Cardiff Royal Infirmary opened in 1883 as the Glamorgan and Monmouthshire Infirmary, as a replacement to the Glamorgan and Monmouthshire Infirmary and Dispensary, which had been housed elsewhere in Cardiff for almost 50 years.
The Marquess of Bute, responsible for many of Cardiff's landmarks, gifted the land for the hospital, which originally contained 100 beds. The chapel and Edwardian stone frontage, now the new main entrance, were added in the early
part of the 20th century.
The continuing use of the CRI site as a health and wellbeing centre ensures that the land is used in accordance with the original covenant, which said it must be used as an infirmary and dispensary.
The infirmary buildings are all currently Grade II listed but this will be removed for those areas of the hospital that have been added in recent decades, leaving only the core of the 130-year-old buildings free for the redevelopment.

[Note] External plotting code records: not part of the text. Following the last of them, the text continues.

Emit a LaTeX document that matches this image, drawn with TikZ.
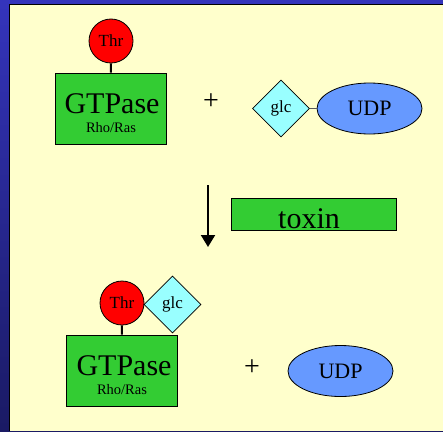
\documentclass[tikz,border=0pt]{standalone}
\usepackage{fontspec}
\setmainfont{Liberation Serif}
\usetikzlibrary{shapes.geometric}
\usetikzlibrary{arrows.meta}

\definecolor{bluetop}{HTML}{3434BC}
\definecolor{bluebot}{HTML}{1A1A64}
\definecolor{panelyellow}{HTML}{FFFFCC}
\definecolor{boxgreen}{HTML}{33CC33}
\definecolor{glccyan}{HTML}{99FFFF}
\definecolor{udpblue}{HTML}{6699FF}

\begin{document}
\begin{tikzpicture}[x=1pt, y=-1pt,
  gtpbox/.style={draw=black, line width=0.8pt, fill=boxgreen, minimum width=111pt, minimum height=71pt, inner sep=0pt},
  thrball/.style={circle, draw=black, line width=0.8pt, fill=red, minimum size=44pt, inner sep=0pt, font=\fontsize{17}{17}\selectfont},
  glcdia/.style={diamond, draw=black, line width=0.8pt, fill=glccyan, minimum size=57pt, inner sep=0pt, font=\fontsize{17}{17}\selectfont},
  udpoval/.style={ellipse, draw=black, line width=0.8pt, fill=udpblue, minimum width=105pt, minimum height=51pt, inner sep=0pt, font=\fontsize{22}{22}\selectfont},
  bigtxt/.style={anchor=base, inner sep=0pt, font=\fontsize{30}{30}\selectfont},
  smalltxt/.style={anchor=base, inner sep=0pt, font=\fontsize{14.5}{14.5}\selectfont},
  plustxt/.style={inner sep=0pt, font=\fontsize{28}{28}\selectfont},
  stick/.style={line width=2pt, draw=black},
  bond/.style={line width=1.5pt, draw=black!65}]
% Background
\useasboundingbox (0,0) rectangle (443,431);
\shade[top color=bluetop, bottom color=bluebot] (0,0) rectangle (443,431);
\fill[panelyellow] (9,4) rectangle (443,431);
\draw[black, line width=1pt] (9,431) -- (9,4) -- (443,4);
% Top GTPase
\node[gtpbox] (gtp1) at (110.5,108.5) {};
\node[bigtxt] (gtpname1) at (112,113) {GTPase};
\node[smalltxt] (gtpsub1) at (111,132) {Rho/Ras};
\node[thrball] (thr1) at (111,41) {Thr};
\draw[stick] (thr1) -- (gtp1);
% Plus
\node[plustxt] (plus1) at (211,102) {+};
% UDP-glucose
\node[glcdia] (glc1) at (281,108.5) {glc};
\node[udpoval] (udp1) at (369.5,108.5) {UDP};
\draw[bond] (glc1) -- (udp1);
% Reaction arrow
\coordinate (arrtop) at (208,185);
\coordinate (arrtip) at (208,247);
\draw[line width=2pt, -{Triangle[length=12pt, width=14pt]}] (arrtop) -- (arrtip);
% Toxin
\node[draw=black, line width=0.8pt, fill=boxgreen, minimum width=165pt, minimum height=32pt, inner sep=0pt] (toxbox) at (313.5,214) {};
\node[bigtxt] (toxlbl) at (309,228) {toxin};
% Bottom GTPase
\node[gtpbox] (gtp2) at (121.5,370.5) {};
\node[bigtxt] (gtpname2) at (124,375) {GTPase};
\node[smalltxt] (gtpsub2) at (122,394) {Rho/Ras};
\node[thrball] (thr2) at (122,303) {Thr};
\node[glcdia] (glc2) at (172.5,304.5) {glc};
\draw[stick] (thr2) -- (gtp2);
% Plus
\node[plustxt] (plus2) at (252,368) {+};
% Free UDP
\node[udpoval] (udp2) at (340.5,371) {UDP};
\end{tikzpicture}
\end{document}
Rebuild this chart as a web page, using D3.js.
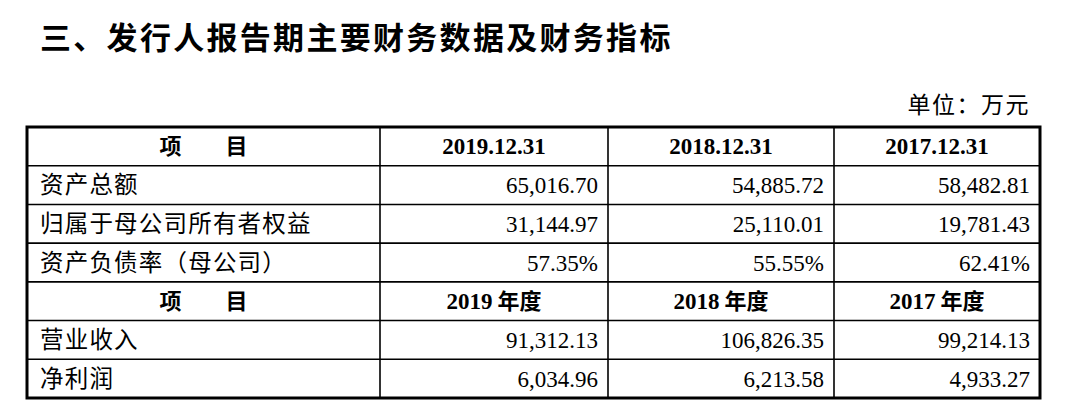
<!DOCTYPE html>
<html><head><meta charset="utf-8">
<script src="https://cdn.jsdelivr.net/npm/d3@7"></script>
<style>body{margin:0;background:#fff}</style>
</head><body>
<svg id="chart" width="1068" height="416"></svg>
<script>
// table content
const title = '三、发行人报告期主要财务数据及财务指标';
const unit = '单位：万元';
const balanceHeaders = ['2019.12.31', '2018.12.31', '2017.12.31'];
const incomeHeaders = ['2019 年度', '2018 年度', '2017 年度'];
const balanceItems = ['资产总额', '归属于母公司所有者权益', '资产负债率（母公司）'];
const balanceValues = [
    ['65,016.70', '54,885.72', '58,482.81'],
    ['31,144.97', '25,110.01', '19,781.43'],
    ['57.35%', '55.55%', '62.41%']
];
const incomeItems = ['营业收入', '净利润'];
const incomeValues = [
    ['91,312.13', '106,826.35', '99,214.13'],
    ['6,034.96', '6,213.58', '4,933.27']
];

const rows = [
    {head: true, label: '项　　目', cells: balanceHeaders},
    ...balanceItems.map((d, i) => ({label: d, cells: balanceValues[i]})),
    {head: true, label: '项　　目', cells: incomeHeaders},
    ...incomeItems.map((d, i) => ({label: d, cells: incomeValues[i]}))
];

const svg = d3.select('#chart');
const cjk = '"Noto Sans CJK SC", sans-serif';
const num = '"Liberation Serif", "Times New Roman", serif';

svg.append('text').attr('x', 40).attr('y', 49)
    .style('font-family', cjk).style('font-weight', 'bold').style('font-size', '31px')
    .style('letter-spacing', '2.3px')
    .text(title);
svg.append('text').attr('x', 1030).attr('y', 113).attr('text-anchor', 'end')
    .style('font-family', cjk).style('font-size', '23px').style('letter-spacing', '1.5px')
    .text(unit);

const colEdges = [27, 380, 608, 834, 1040];
const y = d3.scaleBand().domain(d3.range(rows.length)).range([127, 398]);

const g = svg.append('g');
rows.forEach((r, i) => {
    const cy = y(i) + y.bandwidth() / 2 + 8;
    g.append('text')
        .attr('x', r.head ? (colEdges[0] + colEdges[1]) / 2 : 40)
        .attr('y', cy)
        .attr('text-anchor', r.head ? 'middle' : 'start')
        .style('font-family', cjk).style('font-size', r.head ? '22px' : '23.5px')
        .style('letter-spacing', r.head ? '0px' : '1.2px')
        .style('font-weight', r.head ? 'bold' : 'normal')
        .text(r.label);
    r.cells.forEach((c, j) => {
        const t = g.append('text').attr('y', cy)
            .style('font-family', num).style('font-size', '23px')
            .style('font-weight', r.head ? 'bold' : 'normal');
        if (r.head) {
            t.attr('x', (colEdges[j + 1] + colEdges[j + 2]) / 2).attr('text-anchor', 'middle');
            const m = c.match(/^(\d+)( 年度)?$/);
            if (m) {
                t.append('tspan').text(m[1]);
                t.append('tspan').style('font-family', cjk).style('font-size', '22px').text(m[2]);
            } else t.text(c);
        } else {
            t.attr('x', colEdges[j + 2] - 10).attr('text-anchor', 'end').text(c);
        }
    });
});

// grid lines
d3.range(1, rows.length).forEach(i => {
    g.append('line').attr('x1', colEdges[0]).attr('x2', colEdges[4])
        .attr('y1', y(i)).attr('y2', y(i)).attr('stroke', '#000').attr('stroke-width', 1.6);
});
colEdges.slice(1, 4).forEach(x => {
    g.append('line').attr('x1', x).attr('x2', x).attr('y1', 127).attr('y2', 398)
        .attr('stroke', '#000').attr('stroke-width', 1.6);
});
g.append('rect').attr('x', colEdges[0]).attr('y', 127)
    .attr('width', colEdges[4] - colEdges[0]).attr('height', 271)
    .attr('fill', 'none').attr('stroke', '#000').attr('stroke-width', 3);
</script>
</body></html>
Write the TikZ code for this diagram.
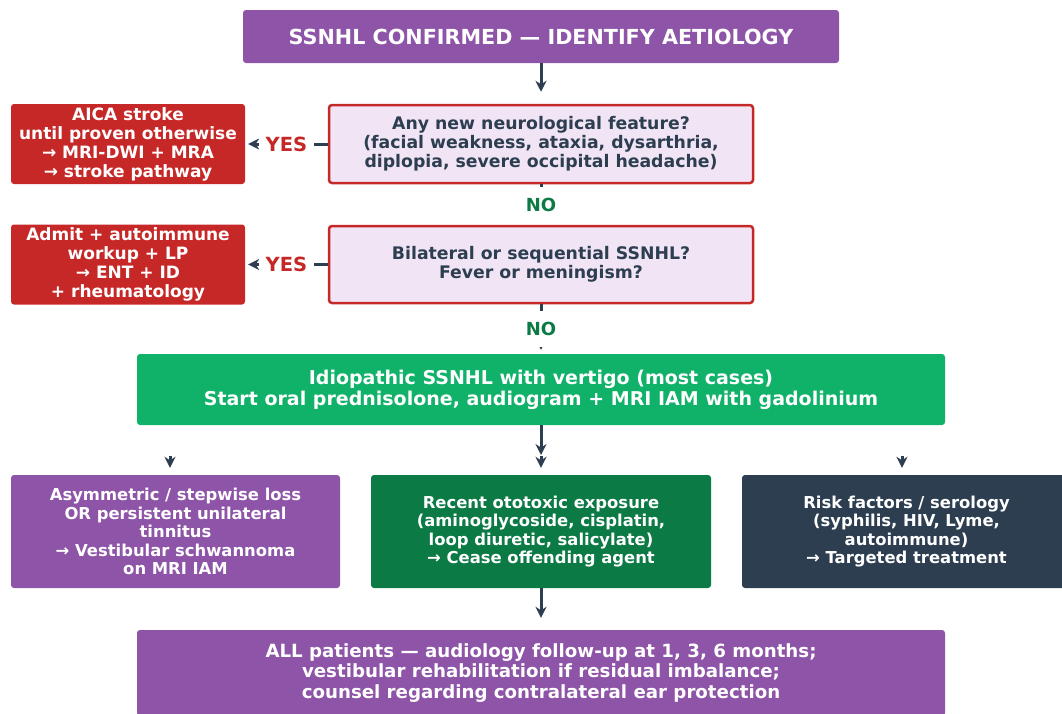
\documentclass[tikz,border=0pt]{standalone}
\usepackage{fontspec}
\setmainfont{DejaVu Sans}
\usepackage{tikz}
\usetikzlibrary{arrows.meta}
\definecolor{purpblock}{RGB}{142, 84, 167}
\definecolor{redblock}{RGB}{198, 40, 40}
\definecolor{qblock}{RGB}{240, 228, 245}
\definecolor{greenblock}{RGB}{16, 178, 106}
\definecolor{dgreenblock}{RGB}{11, 122, 69}
\definecolor{navyblock}{RGB}{44, 62, 80}

\begin{document}
\begin{tikzpicture}[x=1pt, y=-1pt,
		box/.style={rectangle, rounded corners=3pt, align=center, text=white, inner sep=0pt, font=\bfseries\fontsize{17}{19}\selectfont},
		qbox/.style={box, fill=qblock, draw=redblock, line width=2.5pt, text=navyblock, font=\bfseries\fontsize{17.3}{19}\selectfont},
		rbox/.style={box, fill=redblock, minimum width=234pt, minimum height=80pt},
		lowbox/.style={box, minimum width=330pt, minimum height=113pt, font=\bfseries\fontsize{16.4}{18.5}\selectfont},
		arr/.style={-{Stealth[length=11pt, width=11pt]}, line width=3pt, draw=navyblock},
		yeslbl/.style={fill=white, text=redblock, inner xsep=7pt, font=\bfseries\fontsize{19.5}{21}\selectfont},
		nolbl/.style={fill=white, text=dgreenblock, inner ysep=11pt, font=\bfseries\fontsize{18}{20}\selectfont}]
	\useasboundingbox (0,0) rectangle (1062,713);
	
	\node[box, fill=purpblock, minimum width=596pt, minimum height=53pt, font=\bfseries\fontsize{20.7}{22}\selectfont] (title) at (541,36.5) {SSNHL CONFIRMED — IDENTIFY AETIOLOGY};
	
	\node[qbox, minimum width=424pt, minimum height=78pt] (q1) at (541,144) {Any new neurological feature?\\(facial weakness, ataxia, dysarthria,\\diplopia, severe occipital headache)};
	\node[qbox, minimum width=424pt, minimum height=77pt] (q2) at (541,264.5) {Bilateral or sequential SSNHL?\\Fever or meningism?};
	
	\node[rbox] (r1) at (128,144) {AICA stroke\\until proven otherwise\\→ MRI-DWI + MRA\\→ stroke pathway};
	\node[rbox] (r2) at (128,264.5) {Admit + autoimmune\\workup + LP\\→ ENT + ID\\+ rheumatology};
	
	\node[box, fill=greenblock, minimum width=808pt, minimum height=71pt, font=\bfseries\fontsize{19}{21}\selectfont] (idio) at (541,389.5) {Idiopathic SSNHL with vertigo (most cases)\\Start oral prednisolone, audiogram + MRI IAM with gadolinium};
	
	\node[lowbox, fill=purpblock, minimum width=329pt] (b1) at (175.5,531.5) {Asymmetric / stepwise loss\\OR persistent unilateral\\tinnitus\\→ Vestibular schwannoma\\on MRI IAM};
	\node[lowbox, fill=dgreenblock, minimum width=340pt] (b2) at (541,531.5) {Recent ototoxic exposure\\(aminoglycoside, cisplatin,\\loop diuretic, salicylate)\\→ Cease offending agent};
	\node[lowbox, fill=navyblock, minimum width=329pt] (b3) at (906.5,531.5) {Risk factors / serology\\(syphilis, HIV, Lyme,\\autoimmune)\\→ Targeted treatment};
	
	\node[box, fill=purpblock, minimum width=808pt, minimum height=86pt, font=\bfseries\fontsize{18.2}{20.5}\selectfont] (allpt) at (541,673) {ALL patients — audiology follow-up at 1, 3, 6 months;\\vestibular rehabilitation if residual imbalance;\\counsel regarding contralateral ear protection};
	
	\coordinate (c0) at (541,455);
	\coordinate (h1) at (170,456);
	\coordinate (h2) at (541,456);
	\coordinate (h3) at (902,456);
	
	\draw[arr, shorten >=12pt] (title) -- (q1);
	\draw[arr, shorten >=3pt] (q1) -- node[yeslbl] {YES} (r1);
	\draw[arr, shorten >=3pt] (q2) -- node[yeslbl] {YES} (r2);
	\draw[arr, shorten >=4pt] (q1) -- node[nolbl] {NO} (q2);
	\draw[arr, shorten >=4pt] (q2) -- node[nolbl] {NO} (idio);
	\draw[arr] (idio) -- (c0);
	\draw[arr, shorten >=7pt] (h1) -- (h1 |- b1.north);
	\draw[arr, shorten >=7pt] (h2) -- (b2);
	\draw[arr, shorten >=7pt] (h3) -- (h3 |- b3.north);
	\draw[arr, shorten >=12pt] (b2) -- (allpt);
\end{tikzpicture}
\end{document}
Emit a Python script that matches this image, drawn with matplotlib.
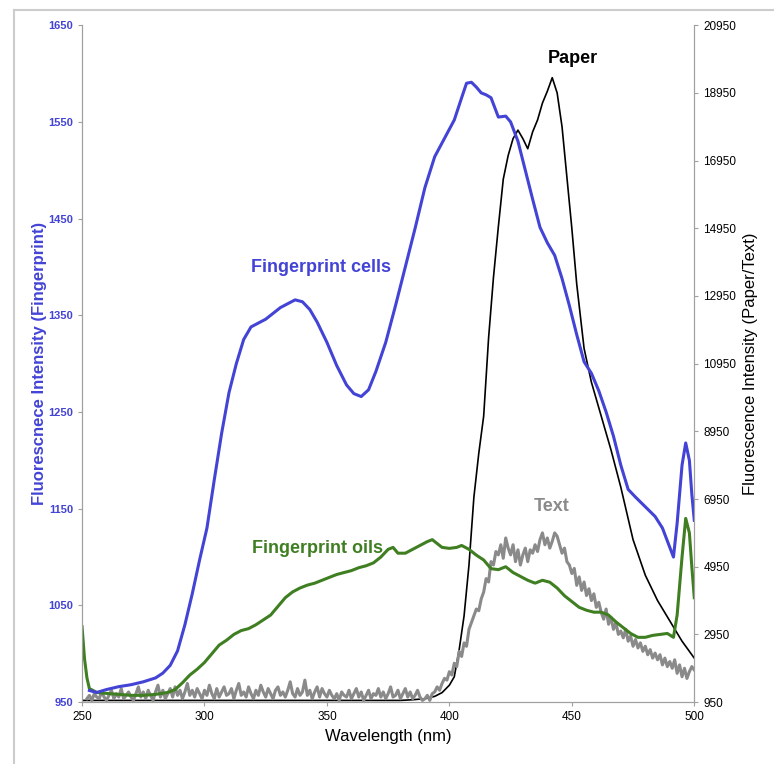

The 130-year-old Victorian buildings will be given a new lease of life after closing 10 years ago and following a decade of failed plans for their future.
The new roof
The four-year development plan started with the demolition of the unwanted parts of the site which have been added to the eight- acre site in recent decades.
Camilleri Roofing were appointed to undertake the roof renewal works, which began in December 2010. The 4,000 roof renewal was completed in March 2014, with a final account value in excess of £600,000.
The completed project will provide a £40m health and wellbeing centre for the city.